## [Instruction]
Leave out the pictures, then reproduce the rest of the material exactly.

## [Information provided]

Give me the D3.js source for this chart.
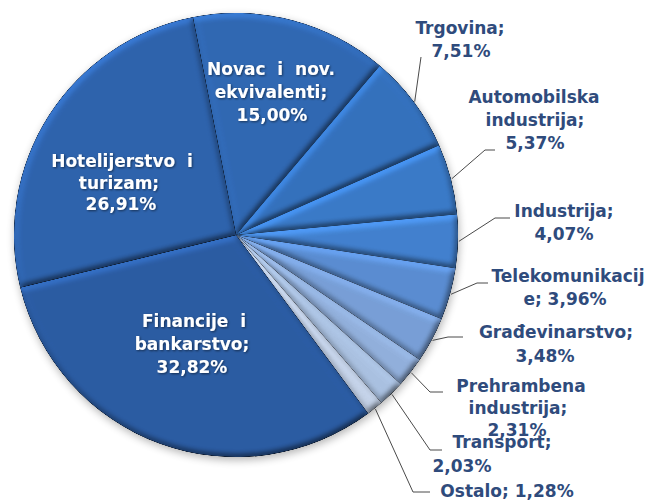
<!DOCTYPE html>
<html>
<head>
<meta charset="utf-8">
<script src="https://cdn.jsdelivr.net/npm/d3@7"></script>
<style>
  body { margin: 0; background: #fff; }
  svg { display: block; }
  text { font-family: "DejaVu Sans", sans-serif; font-weight: bold; font-size: 17px; white-space: pre; }
</style>
</head>
<body>
<div id="chart"></div>
<script>
// dimensiones
const width = 653
const height = 502
const cx = 236, cy = 235, radius = 222
const startDeg = -11.2

// datos
const sectors = ["Novac i nov. ekvivalenti", "Trgovina", "Automobilska industrija", "Industrija", "Telekomunikacije",
  "Građevinarstvo", "Prehrambena industrija", "Transport", "Ostalo", "Financije i bankarstvo", "Hotelijerstvo i turizam"]
const shares = [15.00, 7.51, 5.37, 4.07, 3.96, 3.48, 2.31, 2.03, 1.28, 32.82, 26.91]
const labelLines = [
  ["Novac  i  nov.", "ekvivalenti;", "15,00%"],
  ["Trgovina;", "7,51%"],
  ["Automobilska", "industrija;", "5,37%"],
  ["Industrija;", "4,07%"],
  ["Telekomunikacij", "e; 3,96%"],
  ["Građevinarstvo;", "3,48%"],
  ["Prehrambena", "industrija;", "2,31%"],
  ["Transport;", "2,03%"],
  ["Ostalo; 1,28%"],
  ["Financije  i", "bankarstvo;", "32,82%"],
  ["Hotelijerstvo  i", "turizam;", "26,91%"]
]

// colores
const colors = ["#3068b3", "#3471bd", "#3a7ac8", "#4281cf", "#5a8dd2", "#789fd7",
  "#92b0dc", "#aac1e1", "#c3d1e7", "#2b5ca3", "#2e63ad"]

// posición de etiquetas (layout)
const labelLayout = [
  { inside: true, xs: [271, 271, 272], y: 75, dy: 23 },
  { xs: [460, 461], y: 34, dy: 23, elbow: [421, 57], end: [421, 57] },
  { xs: [534, 535, 535], y: 103, dy: 23, elbow: [485, 150], end: [495, 150] },
  { xs: [564, 564], y: 217, dy: 23, elbow: [495, 218], end: [510, 218] },
  { xs: [568, 565], y: 282, dy: 23, elbow: [477, 283], end: [488, 283] },
  { xs: [556, 545], y: 338, dy: 24, elbow: [448, 337], end: [463, 337] },
  { xs: [521, 518, 517], y: 392, dy: 22, elbow: [430, 392], end: [443, 392] },
  { xs: [502, 462], y: 448, dy: 24, elbow: [430, 450], end: [442, 450] },
  { xs: [507], y: 497, dy: 23, elbow: [413, 492], end: [430, 492] },
  { inside: true, xs: [194, 192, 192], y: 327, dy: 23 },
  { inside: true, xs: [122, 119, 121], y: 167, dy: 21.5 }
]

const svg = d3.select("div#chart").append("svg").attr("width", width).attr("height", height)

// filtros
const defs = svg.append("defs")
const elev = 55
const bevel = defs.append("filter").attr("id", "bevel").attr("color-interpolation-filters", "sRGB")
  .attr("x", "-5%").attr("y", "-5%").attr("width", "110%").attr("height", "110%")
bevel.append("feGaussianBlur").attr("in", "SourceAlpha").attr("stdDeviation", 3).attr("result", "blur")
bevel.append("feDiffuseLighting").attr("in", "blur").attr("surfaceScale", 2.2)
  .attr("diffuseConstant", 0.5 / Math.sin(elev * Math.PI / 180))
  .attr("lighting-color", "#fff").attr("result", "light")
  .append("feDistantLight").attr("azimuth", 240).attr("elevation", elev)
bevel.append("feComposite").attr("in", "SourceGraphic").attr("in2", "light").attr("operator", "arithmetic")
  .attr("k1", 2).attr("k2", 0).attr("k3", 0).attr("k4", 0)

const shadow = defs.append("filter").attr("id", "shadow").attr("x", "-10%").attr("y", "-10%").attr("width", "120%").attr("height", "120%")
shadow.append("feGaussianBlur").attr("stdDeviation", 4)

const textShadow = defs.append("filter").attr("id", "tshadow")
textShadow.append("feDropShadow").attr("dx", 1).attr("dy", 1).attr("stdDeviation", 1)
  .attr("flood-color", "#000").attr("flood-opacity", 0.5)

// pie
const data = sectors.map((s, i) => ({ name: s, value: shares[i], color: colors[i], lines: labelLines[i], layout: labelLayout[i] }))
const toRad = d => d * Math.PI / 180
const pie = d3.pie().sort(null).value(d => d.value)
  .startAngle(toRad(startDeg)).endAngle(toRad(startDeg + 360))
const arcs = pie(data)
const arc = d3.arc().innerRadius(0).outerRadius(radius)

const pieGroup = svg.append("g").attr("transform", `translate(${cx}, ${cy})`)

pieGroup.append("circle").attr("cx", 1).attr("cy", 3).attr("r", radius)
  .attr("fill", "#000").attr("opacity", 0.3).attr("filter", "url(#shadow)")

pieGroup.selectAll("path.slice")
  .data(arcs)
  .enter()
  .append("path")
  .attr("class", "slice")
  .attr("d", arc)
  .attr("fill", d => d.data.color)
  .attr("filter", "url(#bevel)")

// líneas guía
const labelGroup = svg.append("g")
arcs.forEach(d => {
  const l = d.data.layout
  if (l.inside) return
  const a = (d.startAngle + d.endAngle) / 2
  const p0 = [cx + Math.sin(a) * (radius + 1), cy - Math.cos(a) * (radius + 1)]
  labelGroup.append("polyline")
    .attr("points", [p0, l.elbow, l.end].map(p => p.join(",")).join(" "))
    .attr("fill", "none").attr("stroke", "#4a4a4a").attr("stroke-width", 1)
})

// etiquetas
arcs.forEach(d => {
  const l = d.data.layout
  const t = labelGroup.append("text")
    .attr("text-anchor", "middle")
    .attr("fill", l.inside ? "#ffffff" : "#2f4b7c")
  if (l.inside) t.attr("filter", "url(#tshadow)")
  d.data.lines.forEach((line, j) => {
    t.append("tspan").attr("x", l.xs[j]).attr("y", l.y + j * l.dy).text(line)
  })
})
</script>
</body>
</html>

## [Reply to the task]
Give me the D3.js source for this chart.
<!DOCTYPE html>
<html>
<head>
<meta charset="utf-8">
<script src="https://cdn.jsdelivr.net/npm/d3@7"></script>
<style>
  body { margin: 0; background: #fff; }
  svg { display: block; }
  text { font-family: "DejaVu Sans", sans-serif; font-weight: bold; font-size: 17px; white-space: pre; }
</style>
</head>
<body>
<div id="chart"></div>
<script>
// dimensiones
const width = 653
const height = 502
const cx = 236, cy = 235, radius = 222
const startDeg = -11.2

// datos
const sectors = ["Novac i nov. ekvivalenti", "Trgovina", "Automobilska industrija", "Industrija", "Telekomunikacije",
  "Građevinarstvo", "Prehrambena industrija", "Transport", "Ostalo", "Financije i bankarstvo", "Hotelijerstvo i turizam"]
const shares = [15.00, 7.51, 5.37, 4.07, 3.96, 3.48, 2.31, 2.03, 1.28, 32.82, 26.91]
const labelLines = [
  ["Novac  i  nov.", "ekvivalenti;", "15,00%"],
  ["Trgovina;", "7,51%"],
  ["Automobilska", "industrija;", "5,37%"],
  ["Industrija;", "4,07%"],
  ["Telekomunikacij", "e; 3,96%"],
  ["Građevinarstvo;", "3,48%"],
  ["Prehrambena", "industrija;", "2,31%"],
  ["Transport;", "2,03%"],
  ["Ostalo; 1,28%"],
  ["Financije  i", "bankarstvo;", "32,82%"],
  ["Hotelijerstvo  i", "turizam;", "26,91%"]
]

// colores
const colors = ["#3068b3", "#3471bd", "#3a7ac8", "#4281cf", "#5a8dd2", "#789fd7",
  "#92b0dc", "#aac1e1", "#c3d1e7", "#2b5ca3", "#2e63ad"]

// posición de etiquetas (layout)
const labelLayout = [
  { inside: true, xs: [271, 271, 272], y: 75, dy: 23 },
  { xs: [460, 461], y: 34, dy: 23, elbow: [421, 57], end: [421, 57] },
  { xs: [534, 535, 535], y: 103, dy: 23, elbow: [485, 150], end: [495, 150] },
  { xs: [564, 564], y: 217, dy: 23, elbow: [495, 218], end: [510, 218] },
  { xs: [568, 565], y: 282, dy: 23, elbow: [477, 283], end: [488, 283] },
  { xs: [556, 545], y: 338, dy: 24, elbow: [448, 337], end: [463, 337] },
  { xs: [521, 518, 517], y: 392, dy: 22, elbow: [430, 392], end: [443, 392] },
  { xs: [502, 462], y: 448, dy: 24, elbow: [430, 450], end: [442, 450] },
  { xs: [507], y: 497, dy: 23, elbow: [413, 492], end: [430, 492] },
  { inside: true, xs: [194, 192, 192], y: 327, dy: 23 },
  { inside: true, xs: [122, 119, 121], y: 167, dy: 21.5 }
]

const svg = d3.select("div#chart").append("svg").attr("width", width).attr("height", height)

// filtros
const defs = svg.append("defs")
const elev = 55
const bevel = defs.append("filter").attr("id", "bevel").attr("color-interpolation-filters", "sRGB")
  .attr("x", "-5%").attr("y", "-5%").attr("width", "110%").attr("height", "110%")
bevel.append("feGaussianBlur").attr("in", "SourceAlpha").attr("stdDeviation", 3).attr("result", "blur")
bevel.append("feDiffuseLighting").attr("in", "blur").attr("surfaceScale", 2.2)
  .attr("diffuseConstant", 0.5 / Math.sin(elev * Math.PI / 180))
  .attr("lighting-color", "#fff").attr("result", "light")
  .append("feDistantLight").attr("azimuth", 240).attr("elevation", elev)
bevel.append("feComposite").attr("in", "SourceGraphic").attr("in2", "light").attr("operator", "arithmetic")
  .attr("k1", 2).attr("k2", 0).attr("k3", 0).attr("k4", 0)

const shadow = defs.append("filter").attr("id", "shadow").attr("x", "-10%").attr("y", "-10%").attr("width", "120%").attr("height", "120%")
shadow.append("feGaussianBlur").attr("stdDeviation", 4)

const textShadow = defs.append("filter").attr("id", "tshadow")
textShadow.append("feDropShadow").attr("dx", 1).attr("dy", 1).attr("stdDeviation", 1)
  .attr("flood-color", "#000").attr("flood-opacity", 0.5)

// pie
const data = sectors.map((s, i) => ({ name: s, value: shares[i], color: colors[i], lines: labelLines[i], layout: labelLayout[i] }))
const toRad = d => d * Math.PI / 180
const pie = d3.pie().sort(null).value(d => d.value)
  .startAngle(toRad(startDeg)).endAngle(toRad(startDeg + 360))
const arcs = pie(data)
const arc = d3.arc().innerRadius(0).outerRadius(radius)

const pieGroup = svg.append("g").attr("transform", `translate(${cx}, ${cy})`)

pieGroup.append("circle").attr("cx", 1).attr("cy", 3).attr("r", radius)
  .attr("fill", "#000").attr("opacity", 0.3).attr("filter", "url(#shadow)")

pieGroup.selectAll("path.slice")
  .data(arcs)
  .enter()
  .append("path")
  .attr("class", "slice")
  .attr("d", arc)
  .attr("fill", d => d.data.color)
  .attr("filter", "url(#bevel)")

// líneas guía
const labelGroup = svg.append("g")
arcs.forEach(d => {
  const l = d.data.layout
  if (l.inside) return
  const a = (d.startAngle + d.endAngle) / 2
  const p0 = [cx + Math.sin(a) * (radius + 1), cy - Math.cos(a) * (radius + 1)]
  labelGroup.append("polyline")
    .attr("points", [p0, l.elbow, l.end].map(p => p.join(",")).join(" "))
    .attr("fill", "none").attr("stroke", "#4a4a4a").attr("stroke-width", 1)
})

// etiquetas
arcs.forEach(d => {
  const l = d.data.layout
  const t = labelGroup.append("text")
    .attr("text-anchor", "middle")
    .attr("fill", l.inside ? "#ffffff" : "#2f4b7c")
  if (l.inside) t.attr("filter", "url(#tshadow)")
  d.data.lines.forEach((line, j) => {
    t.append("tspan").attr("x", l.xs[j]).attr("y", l.y + j * l.dy).text(line)
  })
})
</script>
</body>
</html>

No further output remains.